(Do this)
Stop at the line containing "bar_colors = [NAVY": repeat exactly every line of the entries below from the first up to it, plus that line, with pictures omitted.

Source code of charts

►

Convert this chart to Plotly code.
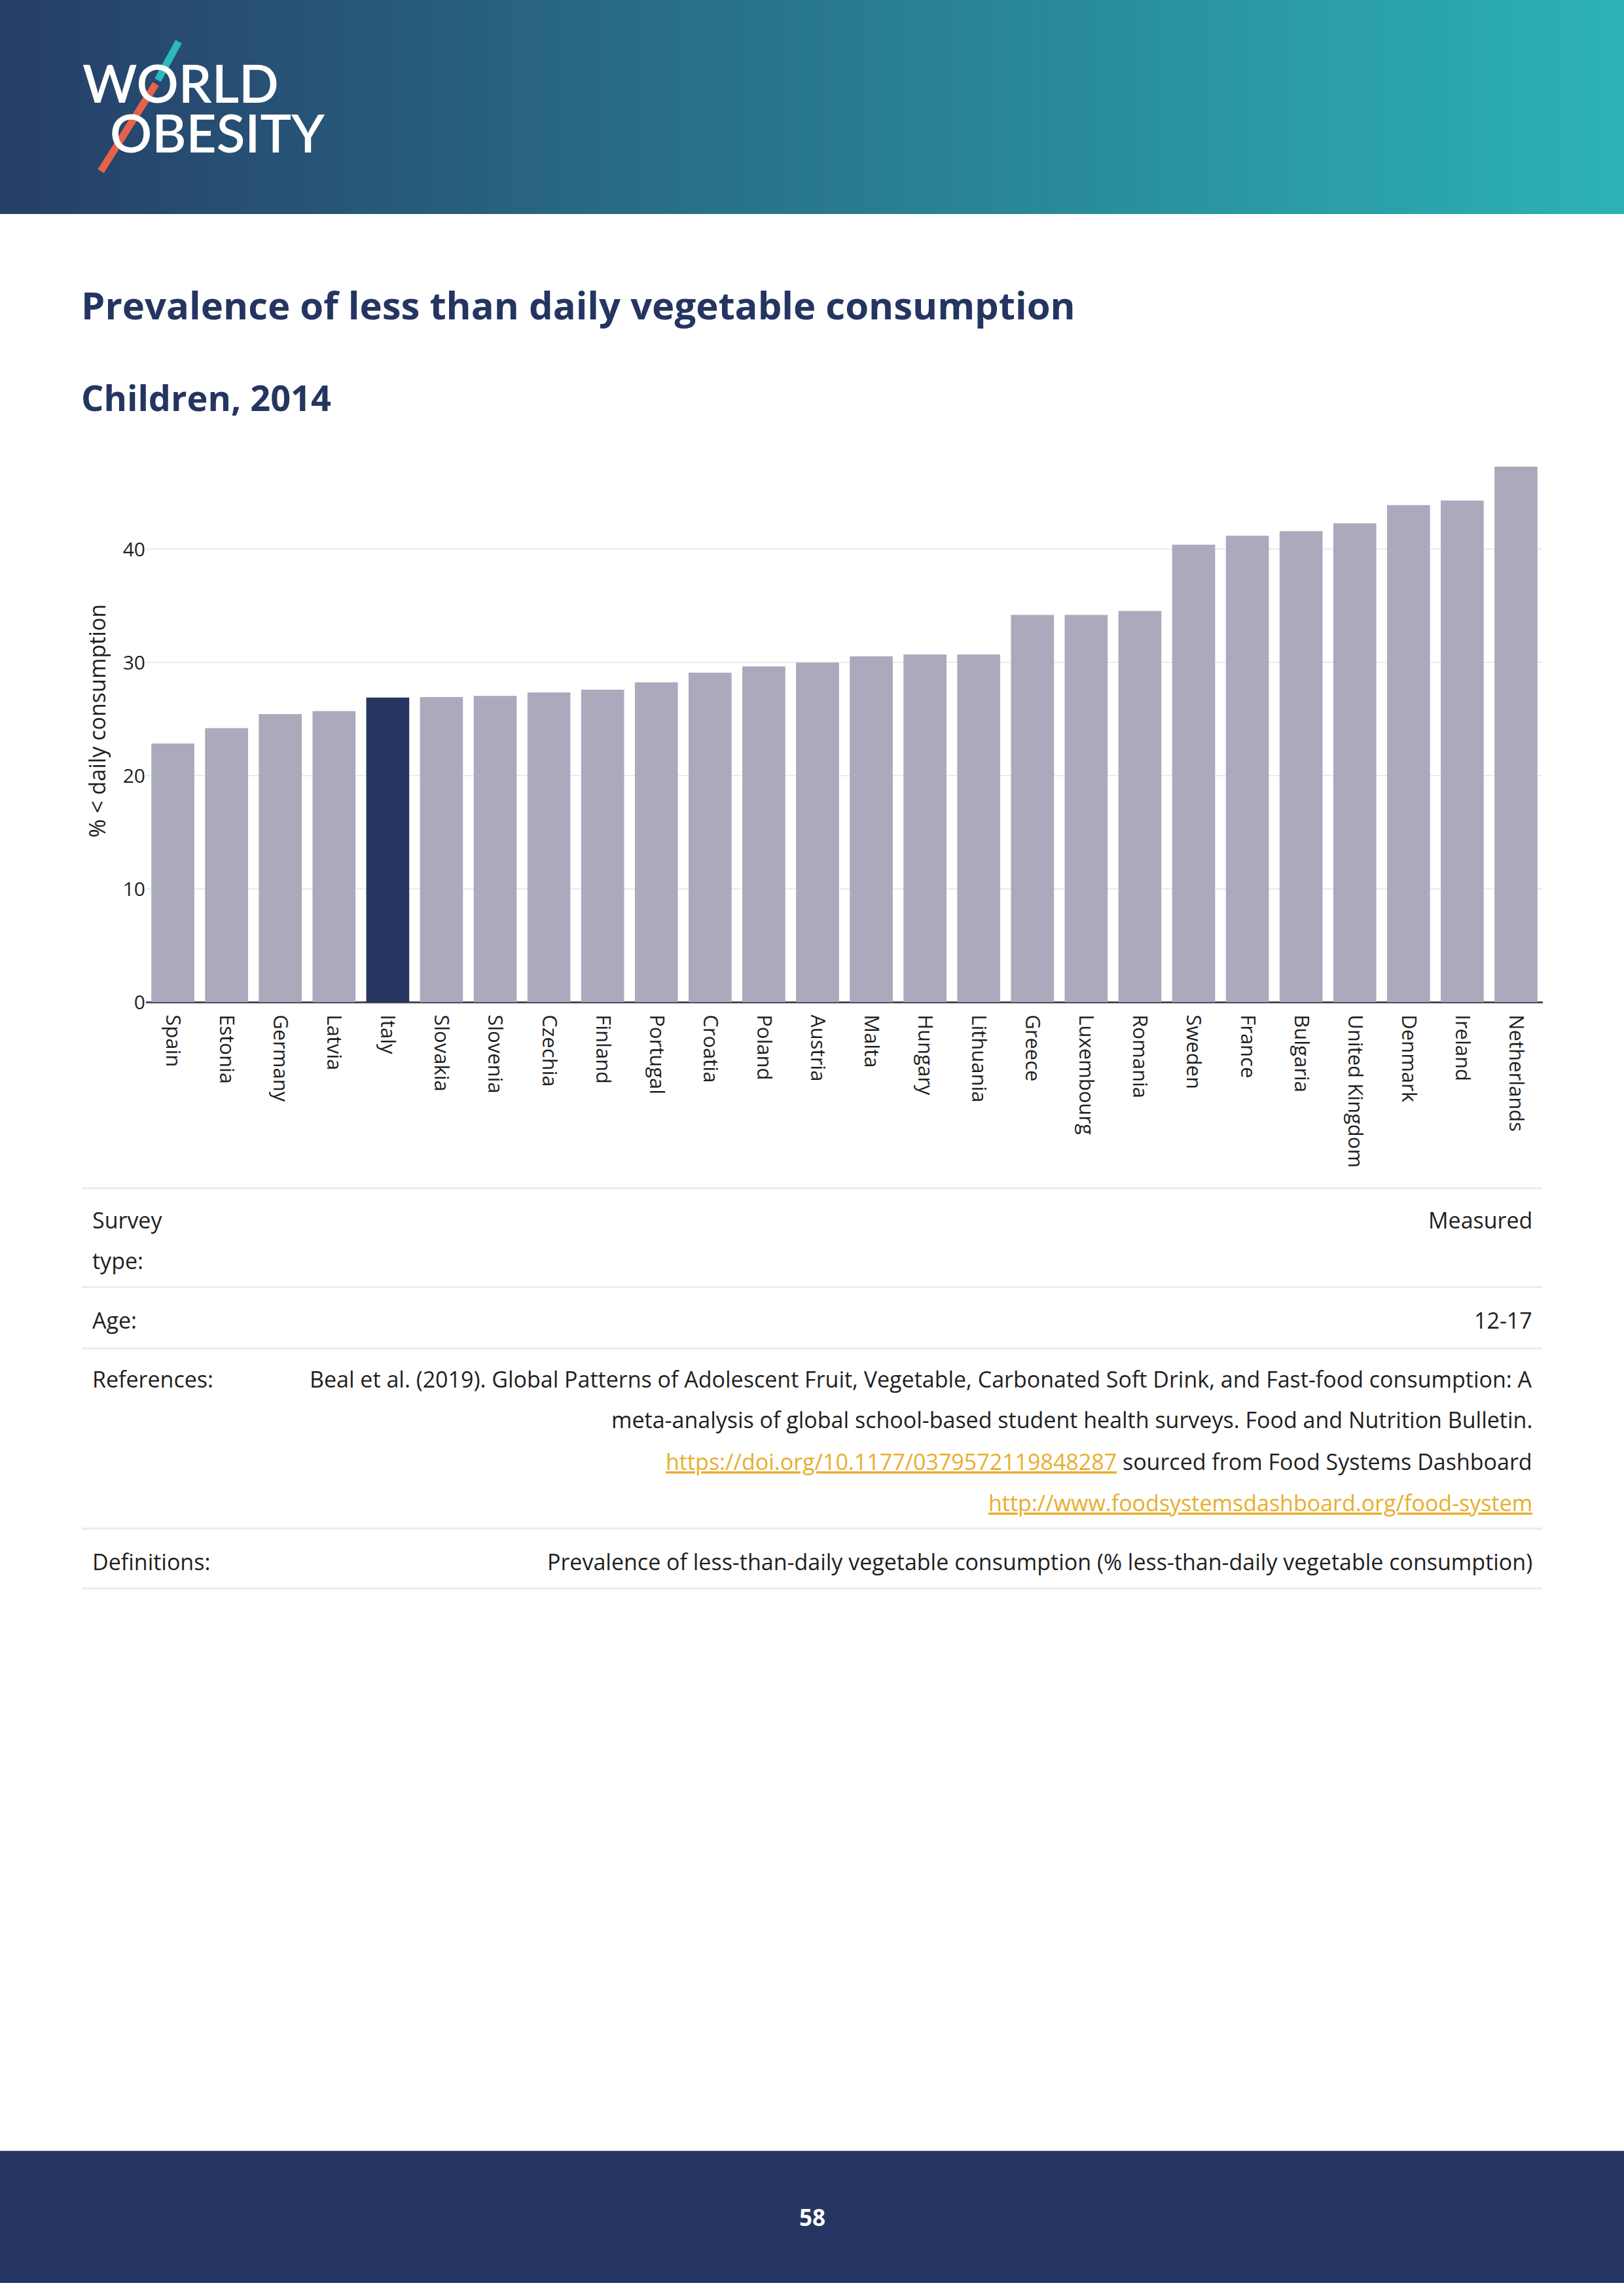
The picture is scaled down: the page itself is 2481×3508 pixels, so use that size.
import plotly.graph_objects as go

W, H = 2481, 3508

# ---------------- data ----------------
countries = ["Spain", "Estonia", "Germany", "Latvia", "Italy", "Slovakia", "Slovenia",
             "Czechia", "Finland", "Portugal", "Croatia", "Poland", "Austria", "Malta",
             "Hungary", "Lithuania", "Greece", "Luxembourg", "Romania", "Sweden", "France",
             "Bulgaria", "United Kingdom", "Denmark", "Ireland", "Netherlands"]
values = [22.85, 24.2, 25.45, 25.7, 26.9, 26.95, 27.05, 27.35, 27.6, 28.25, 29.1, 29.65,
          30.0, 30.55, 30.7, 30.7, 34.2, 34.2, 34.55, 40.4, 41.2, 41.6, 42.3, 43.9, 44.3, 47.3]
highlight = "Italy"
ytick_vals = [0, 10, 20, 30, 40]

title = "Prevalence of less than daily vegetable consumption"
subtitle = "Children, 2014"
y_title = "% &lt; daily consumption"

survey_type = "Measured"
age = "12-17"
ref_lines = [
    "Beal et al. (2019). Global Patterns of Adolescent Fruit, Vegetable, Carbonated Soft Drink, and Fast-food consumption: A",
    "meta-analysis of global school-based student health surveys. Food and Nutrition Bulletin.",
]
doi_link = "https://doi.org/10.1177/0379572119848287"
doi_suffix = " sourced from Food Systems Dashboard"
fsd_link = "http://www.foodsystemsdashboard.org/food-system"
definition = "Prevalence of less-than-daily vegetable consumption (% less-than-daily vegetable consumption)"
page_number = "58"

# ---------------- style ----------------
FONT = "Open Sans"
LOGO_FONT = "Lato"
NAVY = "#253561"
BAR = "#aba9bc"
TEXT = "#1f1f1f"
LINK = "#e8ae2c"


def px(x):
    return x / W


def py(y):
    return 1 - y / H


bar_colors = [NAVY if c == highlight else BAR for c in countries]

fig = go.Figure()
fig.add_trace(go.Bar(
    x=countries, y=values,
    marker=dict(color=bar_colors, line=dict(width=0)),
    hoverinfo="skip",
))

shapes = []
annotations = []

# header gradient
c0 = (38, 62, 104)
c1 = (43, 178, 183)
n = 120
for i in range(n):
    t = i / (n - 1)
    col = tuple(int(round(c0[k] + (c1[k] - c0[k]) * t)) for k in range(3))
    shapes.append(dict(type="rect", xref="paper", yref="paper",
                       x0=i / n, x1=(i + 1) / n + 0.001, y0=py(329), y1=1,
                       fillcolor="rgb(%d,%d,%d)" % col, line=dict(width=0), layer="below"))

# footer
shapes.append(dict(type="rect", xref="paper", yref="paper", x0=0, x1=1, y0=0, y1=py(3305),
                   fillcolor=NAVY, line=dict(width=0), layer="below"))

# logo text
annotations.append(dict(text="WORLD", x=px(124), y=py(127), xref="paper", yref="paper",
                        xanchor="left", yanchor="middle", showarrow=False, height=74,
                        valign="middle",
                        font=dict(family=LOGO_FONT, size=80, color="white", weight=600)))
annotations.append(dict(text="OBESITY", x=px(166), y=py(203), xref="paper", yref="paper",
                        xanchor="left", yanchor="middle", showarrow=False, height=74,
                        valign="middle",
                        font=dict(family=LOGO_FONT, size=80, color="white", weight=600)))
# logo slashes
shapes.append(dict(type="line", xref="paper", yref="paper",
                   x0=px(273), y0=py(64), x1=px(241), y1=py(123),
                   line=dict(color="#2bb9bb", width=11)))
shapes.append(dict(type="line", xref="paper", yref="paper",
                   x0=px(238), y0=py(129), x1=px(154), y1=py(263),
                   line=dict(color="#e8614a", width=11)))

# titles
annotations.append(dict(text="<b>%s</b>" % title, x=px(122), y=py(468), xref="paper", yref="paper",
                        xanchor="left", yanchor="middle", showarrow=False,
                        font=dict(family=FONT, size=58, color=NAVY)))
annotations.append(dict(text="<b>%s</b>" % subtitle, x=px(122), y=py(610), xref="paper", yref="paper",
                        xanchor="left", yanchor="middle", showarrow=False,
                        font=dict(family=FONT, size=54, color=NAVY)))

# y-axis title
annotations.append(dict(text=y_title, x=px(148), y=py(1108), xref="paper", yref="paper",
                        xanchor="center", yanchor="middle", showarrow=False, textangle=-90,
                        font=dict(family=FONT, size=34, color=TEXT)))

# table lines
for yl in [1826, 1978, 2072, 2349, 2441]:
    shapes.append(dict(type="line", xref="paper", yref="paper",
                       x0=px(125), x1=px(2356), y0=py(yl), y1=py(yl),
                       line=dict(color="#e6edf2", width=3)))

tfont = dict(family=FONT, size=34, color=TEXT)


def ann_left(text, y):
    annotations.append(dict(text=text, x=px(139), y=py(y), xref="paper", yref="paper",
                            xanchor="left", yanchor="middle", showarrow=False, font=tfont))


def ann_right(text, y):
    annotations.append(dict(text=text, x=px(2343), y=py(y), xref="paper", yref="paper",
                            xanchor="right", yanchor="middle", showarrow=False, font=tfont))


ann_left("Survey", 1875)
ann_left("type:", 1937)
ann_right(survey_type, 1875)
ann_left("Age:", 2029)
ann_right(age, 2029)
ann_left("References:", 2119)
ann_right(ref_lines[0], 2119)
ann_right(ref_lines[1], 2181)
ann_right('<span style="color:%s;text-decoration:underline">%s</span>%s' % (LINK, doi_link, doi_suffix), 2246)
ann_right('<span style="color:%s;text-decoration:underline">%s</span>' % (LINK, fsd_link), 2309)
ann_left("Definitions:", 2400)
ann_right(definition, 2400)

# page number
annotations.append(dict(text="<b>%s</b>" % page_number, x=0.5, y=py(3407), xref="paper", yref="paper",
                        xanchor="center", yanchor="middle", showarrow=False,
                        font=dict(family=FONT, size=35, color="white")))

fig.update_layout(
    width=W, height=H,
    margin=dict(l=0, r=0, t=0, b=0),
    paper_bgcolor="white", plot_bgcolor="white",
    showlegend=False,
    bargap=0.2,
    font=dict(family=FONT, color=TEXT),
    xaxis=dict(domain=[px(223), px(2357)], range=[-0.5, len(countries) - 0.5],
               tickangle=90, tickfont=dict(family=FONT, size=31, color=TEXT),
               ticklabelstandoff=18,
               showgrid=False, showline=False, ticks="", fixedrange=True),
    yaxis=dict(domain=[py(1540), py(670)], range=[0, 50], tickvals=ytick_vals,
               tickfont=dict(family=FONT, size=30, color=TEXT),
               showgrid=True, gridcolor="#ebebef", gridwidth=2,
               zeroline=True, zerolinecolor="#4a4858", zerolinewidth=3,
               showline=False, ticks="", fixedrange=True),
    shapes=shapes,
    annotations=annotations,
)

fig.write_html("out.html",
               config={"displayModeBar": False, "staticPlot": True},
               post_script="document.body.style.margin='0';document.body.style.padding='0';"
                           "document.documentElement.style.overflow='hidden';")
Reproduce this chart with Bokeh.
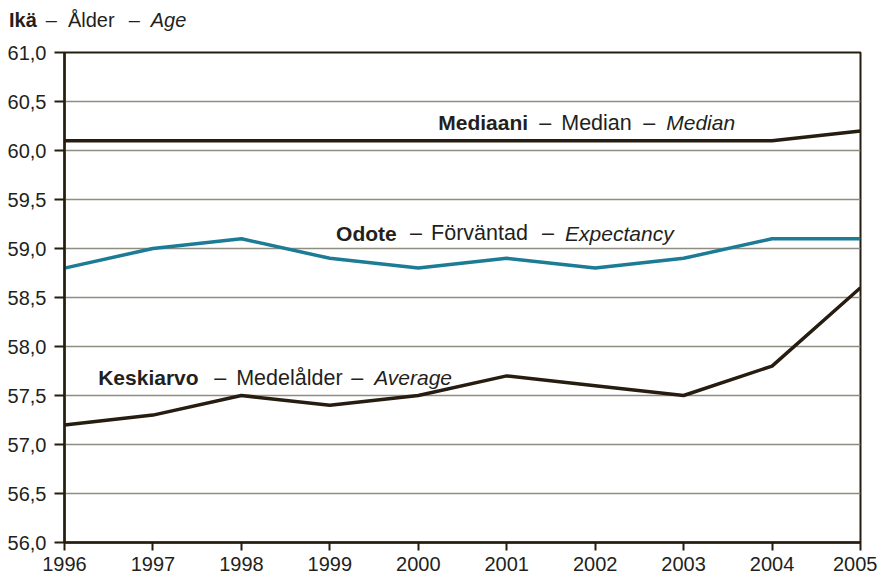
from bokeh.plotting import figure
from bokeh.models import Label, Range1d, FixedTicker, CustomJSTickFormatter, Div
from bokeh.layouts import column
from bokeh.embed import file_html
from bokeh.resources import INLINE

years = [1996, 1997, 1998, 1999, 2000, 2001, 2002, 2003, 2004, 2005]
median = [60.1, 60.1, 60.1, 60.1, 60.1, 60.1, 60.1, 60.1, 60.1, 60.2]
expectancy = [58.8, 59.0, 59.1, 58.9, 58.8, 58.9, 58.8, 58.9, 59.1, 59.1]
average = [57.2, 57.3, 57.5, 57.4, 57.5, 57.7, 57.6, 57.5, 57.8, 58.6]
y_ticks = [56.0, 56.5, 57.0, 57.5, 58.0, 58.5, 59.0, 59.5, 60.0, 60.5, 61.0]

DARK = "#261c10"
TEAL = "#1c7b95"
GRID = "#8f8c80"
TXT = "#231f20"
FONT = "Liberation Sans"

p = figure(width=877, height=539, output_backend="svg", toolbar_location=None,
           x_range=Range1d(1996, 2005), y_range=Range1d(56, 61),
           min_border_left=64, min_border_right=17, min_border_top=12, min_border_bottom=37)

p.background_fill_color = "white"
p.border_fill_color = "white"
p.outline_line_color = DARK
p.outline_line_width = 2

p.xgrid.grid_line_color = None
p.ygrid.grid_line_color = GRID
p.ygrid.grid_line_width = 1.5
p.yaxis.ticker = FixedTicker(ticks=y_ticks)
p.xaxis.ticker = FixedTicker(ticks=years)
p.yaxis.formatter = CustomJSTickFormatter(code="return tick.toFixed(1).replace('.', ',');")

for ax in (p.xaxis, p.yaxis):
    ax.axis_line_color = DARK
    ax.axis_line_width = 2.5
    ax.major_tick_line_color = DARK
    ax.major_tick_line_width = 2
    ax.minor_tick_line_color = None
    ax.major_tick_in = 0
    ax.major_label_text_font = FONT
    ax.major_label_text_font_size = "20px"
    ax.major_label_text_color = TXT
p.yaxis.major_tick_out = 10
p.yaxis.major_label_standoff = 8
p.xaxis.major_tick_out = 8
p.xaxis.major_label_standoff = 6

p.line(years, median, line_color=DARK, line_width=3.5)
p.line(years, expectancy, line_color=TEAL, line_width=3.5)
p.line(years, average, line_color=DARK, line_width=3.5)

def rich(x, y, pieces):
    for off, txt, style in pieces:
        p.add_layout(Label(x=x, y=y, x_offset=off, text=txt, text_font=FONT,
                           text_font_size="21.5px" if style == "normal" else "21px",
                           text_font_style=style,
                           text_color=TXT, text_baseline="alphabetic",
                           text_align="left"))

rich(2000.2255, 60.283, [(0, "Mediaani", "bold"), (101, "–", "normal"),
                         (123, "Median", "normal"), (205, "–", "normal"),
                         (228, "Median", "italic")])
rich(1999.071, 59.156, [(0, "Odote", "bold"), (74, "–", "normal"),
                        (95, "Förväntad", "normal"), (206, "–", "normal"),
                        (229, "Expectancy", "italic")])
rich(1996.381, 57.680, [(0, "Keskiarvo", "bold"), (116, "–", "normal"),
                        (138, "Medelålder", "normal"), (253, "–", "normal"),
                        (276, "Average", "italic")])

title = Div(
    text='<span style="font-weight:bold">Ikä</span>'
         '<span style="margin:0 11px 0 9px">–</span>Ålder'
         '<span style="margin:0 11px 0 14px">–</span><i>Age</i>',
    width=877, height=30,
    styles={"font-family": FONT, "font-size": "20px", "color": TXT,
            "line-height": "30px", "padding-left": "4px", "white-space": "nowrap"})

layout = column(title, p, spacing=0)
open("out.html", "w").write(file_html(layout, INLINE))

◄

(Output)
Convert this chart to Plotly code.
The picture is scaled down: the page itself is 2481×3508 pixels, so use that size.
import plotly.graph_objects as go

W, H = 2481, 3508

# ---------------- data ----------------
countries = ["Spain", "Estonia", "Germany", "Latvia", "Italy", "Slovakia", "Slovenia",
             "Czechia", "Finland", "Portugal", "Croatia", "Poland", "Austria", "Malta",
             "Hungary", "Lithuania", "Greece", "Luxembourg", "Romania", "Sweden", "France",
             "Bulgaria", "United Kingdom", "Denmark", "Ireland", "Netherlands"]
values = [22.85, 24.2, 25.45, 25.7, 26.9, 26.95, 27.05, 27.35, 27.6, 28.25, 29.1, 29.65,
          30.0, 30.55, 30.7, 30.7, 34.2, 34.2, 34.55, 40.4, 41.2, 41.6, 42.3, 43.9, 44.3, 47.3]
highlight = "Italy"
ytick_vals = [0, 10, 20, 30, 40]

title = "Prevalence of less than daily vegetable consumption"
subtitle = "Children, 2014"
y_title = "% &lt; daily consumption"

survey_type = "Measured"
age = "12-17"
ref_lines = [
    "Beal et al. (2019). Global Patterns of Adolescent Fruit, Vegetable, Carbonated Soft Drink, and Fast-food consumption: A",
    "meta-analysis of global school-based student health surveys. Food and Nutrition Bulletin.",
]
doi_link = "https://doi.org/10.1177/0379572119848287"
doi_suffix = " sourced from Food Systems Dashboard"
fsd_link = "http://www.foodsystemsdashboard.org/food-system"
definition = "Prevalence of less-than-daily vegetable consumption (% less-than-daily vegetable consumption)"
page_number = "58"

# ---------------- style ----------------
FONT = "Open Sans"
LOGO_FONT = "Lato"
NAVY = "#253561"
BAR = "#aba9bc"
TEXT = "#1f1f1f"
LINK = "#e8ae2c"


def px(x):
    return x / W


def py(y):
    return 1 - y / H


bar_colors = [NAVY if c == highlight else BAR for c in countries]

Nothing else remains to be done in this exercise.